* Start Dataset records *
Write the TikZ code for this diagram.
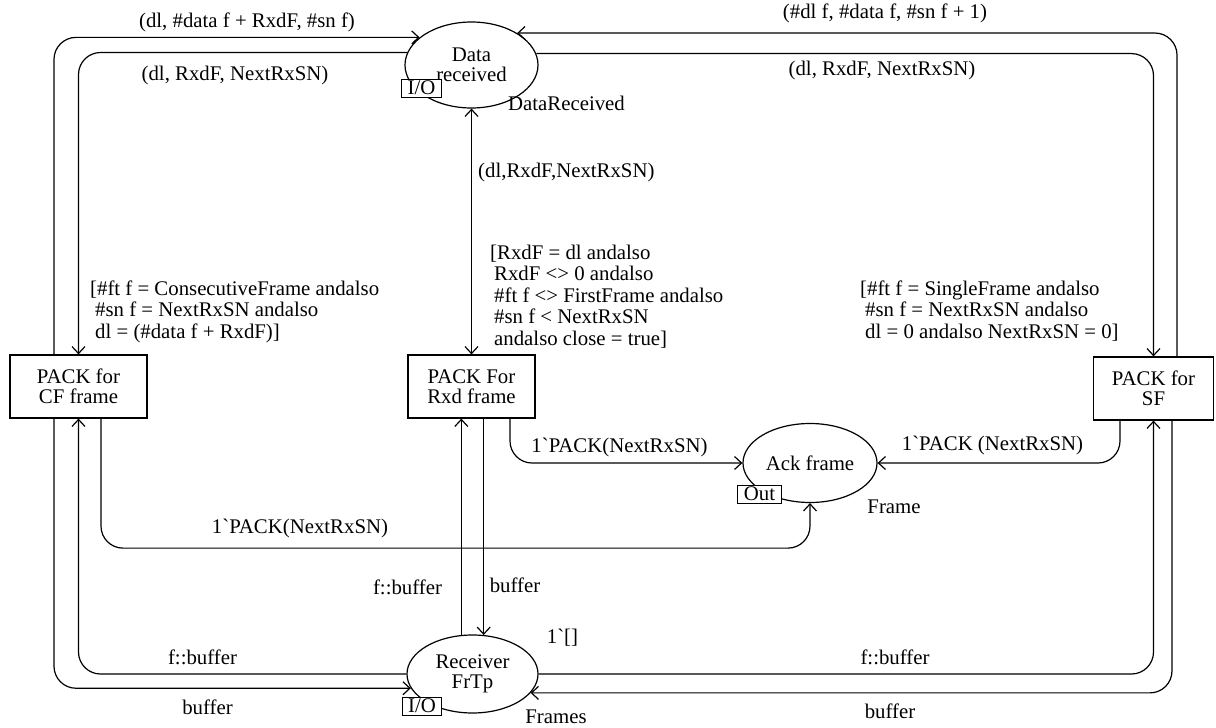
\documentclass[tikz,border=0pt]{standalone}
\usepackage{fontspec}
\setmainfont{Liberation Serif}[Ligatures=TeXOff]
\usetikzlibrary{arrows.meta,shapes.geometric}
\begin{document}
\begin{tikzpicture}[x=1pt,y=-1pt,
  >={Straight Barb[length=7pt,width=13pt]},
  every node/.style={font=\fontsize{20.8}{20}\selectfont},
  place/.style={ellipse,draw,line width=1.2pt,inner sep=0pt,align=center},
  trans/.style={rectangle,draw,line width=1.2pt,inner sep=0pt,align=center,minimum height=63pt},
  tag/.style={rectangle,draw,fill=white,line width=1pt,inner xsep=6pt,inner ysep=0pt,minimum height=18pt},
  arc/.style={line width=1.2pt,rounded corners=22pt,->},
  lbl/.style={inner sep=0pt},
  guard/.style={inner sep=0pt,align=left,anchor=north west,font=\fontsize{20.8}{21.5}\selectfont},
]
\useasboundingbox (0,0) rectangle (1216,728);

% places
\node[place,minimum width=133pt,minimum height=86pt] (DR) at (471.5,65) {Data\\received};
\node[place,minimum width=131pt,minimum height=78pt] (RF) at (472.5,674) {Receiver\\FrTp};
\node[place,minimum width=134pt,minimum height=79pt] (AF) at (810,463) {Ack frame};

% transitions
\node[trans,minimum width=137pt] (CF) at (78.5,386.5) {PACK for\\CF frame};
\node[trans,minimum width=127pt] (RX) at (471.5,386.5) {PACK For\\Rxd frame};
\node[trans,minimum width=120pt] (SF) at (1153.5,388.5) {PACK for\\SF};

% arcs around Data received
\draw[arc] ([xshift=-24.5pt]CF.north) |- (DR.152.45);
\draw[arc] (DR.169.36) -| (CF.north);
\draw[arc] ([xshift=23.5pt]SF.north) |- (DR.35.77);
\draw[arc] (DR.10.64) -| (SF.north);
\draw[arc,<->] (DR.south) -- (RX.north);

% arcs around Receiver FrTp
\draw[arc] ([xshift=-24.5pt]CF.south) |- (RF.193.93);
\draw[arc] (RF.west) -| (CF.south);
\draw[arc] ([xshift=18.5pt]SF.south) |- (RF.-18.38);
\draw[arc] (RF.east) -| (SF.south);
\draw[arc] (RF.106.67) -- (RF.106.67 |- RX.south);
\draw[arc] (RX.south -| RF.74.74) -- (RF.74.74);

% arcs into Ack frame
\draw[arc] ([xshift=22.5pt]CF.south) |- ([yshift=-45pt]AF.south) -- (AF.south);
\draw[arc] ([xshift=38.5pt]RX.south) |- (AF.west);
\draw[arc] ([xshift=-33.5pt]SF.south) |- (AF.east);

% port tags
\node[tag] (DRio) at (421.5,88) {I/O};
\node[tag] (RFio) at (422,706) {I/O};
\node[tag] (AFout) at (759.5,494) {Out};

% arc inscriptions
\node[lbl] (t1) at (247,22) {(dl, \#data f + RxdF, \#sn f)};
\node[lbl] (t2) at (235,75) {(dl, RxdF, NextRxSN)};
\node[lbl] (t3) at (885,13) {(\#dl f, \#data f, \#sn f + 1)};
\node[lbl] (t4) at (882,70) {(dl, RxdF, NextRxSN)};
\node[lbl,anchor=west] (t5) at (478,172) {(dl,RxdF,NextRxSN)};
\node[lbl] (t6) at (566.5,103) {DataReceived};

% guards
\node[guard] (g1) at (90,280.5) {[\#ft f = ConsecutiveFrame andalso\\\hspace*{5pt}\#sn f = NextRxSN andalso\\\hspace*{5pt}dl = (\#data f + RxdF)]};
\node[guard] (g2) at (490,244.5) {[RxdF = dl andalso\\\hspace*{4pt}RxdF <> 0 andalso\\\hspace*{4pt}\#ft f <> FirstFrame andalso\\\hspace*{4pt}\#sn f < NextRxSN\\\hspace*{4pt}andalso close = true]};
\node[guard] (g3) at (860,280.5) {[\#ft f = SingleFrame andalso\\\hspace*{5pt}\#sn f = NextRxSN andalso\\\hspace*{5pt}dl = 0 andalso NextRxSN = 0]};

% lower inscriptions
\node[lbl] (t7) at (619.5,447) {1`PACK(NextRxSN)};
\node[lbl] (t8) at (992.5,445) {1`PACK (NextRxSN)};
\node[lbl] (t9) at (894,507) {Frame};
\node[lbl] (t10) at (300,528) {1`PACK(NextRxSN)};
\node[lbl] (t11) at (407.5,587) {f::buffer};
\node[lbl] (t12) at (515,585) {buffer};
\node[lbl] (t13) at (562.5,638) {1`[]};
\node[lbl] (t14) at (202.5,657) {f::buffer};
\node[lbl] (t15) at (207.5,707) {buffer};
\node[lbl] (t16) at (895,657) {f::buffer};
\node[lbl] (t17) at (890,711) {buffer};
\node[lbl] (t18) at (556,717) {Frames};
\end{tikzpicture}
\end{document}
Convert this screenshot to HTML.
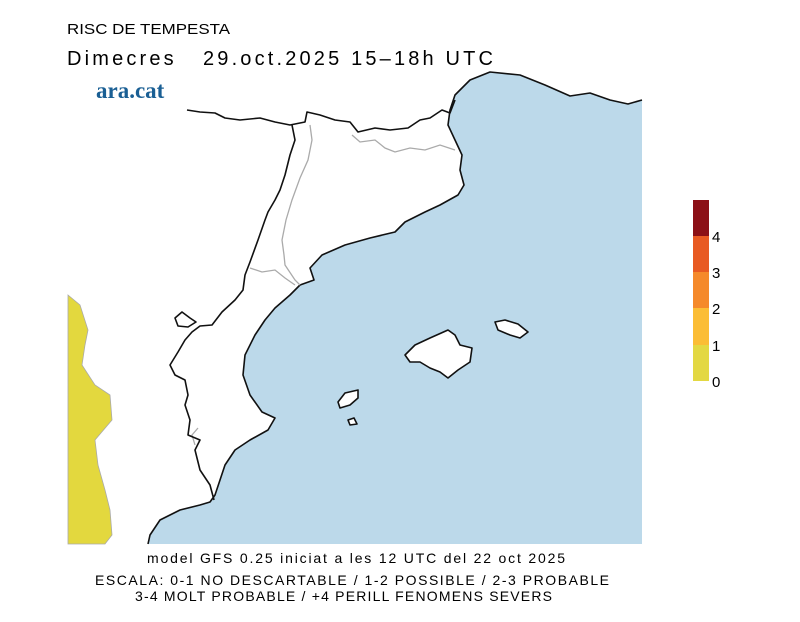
* End Dataset records *
● **Exercise**: Repeat the lines above, starting at the first and stopping after the line that holds "width=134pt,minimum height=79pt] (AF)", with the pictures left out.

● **Worked answer**:
Write the TikZ code for this diagram.
\documentclass[tikz,border=0pt]{standalone}
\usepackage{fontspec}
\setmainfont{Liberation Serif}[Ligatures=TeXOff]
\usetikzlibrary{arrows.meta,shapes.geometric}
\begin{document}
\begin{tikzpicture}[x=1pt,y=-1pt,
  >={Straight Barb[length=7pt,width=13pt]},
  every node/.style={font=\fontsize{20.8}{20}\selectfont},
  place/.style={ellipse,draw,line width=1.2pt,inner sep=0pt,align=center},
  trans/.style={rectangle,draw,line width=1.2pt,inner sep=0pt,align=center,minimum height=63pt},
  tag/.style={rectangle,draw,fill=white,line width=1pt,inner xsep=6pt,inner ysep=0pt,minimum height=18pt},
  arc/.style={line width=1.2pt,rounded corners=22pt,->},
  lbl/.style={inner sep=0pt},
  guard/.style={inner sep=0pt,align=left,anchor=north west,font=\fontsize{20.8}{21.5}\selectfont},
]
\useasboundingbox (0,0) rectangle (1216,728);

% places
\node[place,minimum width=133pt,minimum height=86pt] (DR) at (471.5,65) {Data\\received};
\node[place,minimum width=131pt,minimum height=78pt] (RF) at (472.5,674) {Receiver\\FrTp};
\node[place,minimum width=134pt,minimum height=79pt] (AF) at (810,463) {Ack frame};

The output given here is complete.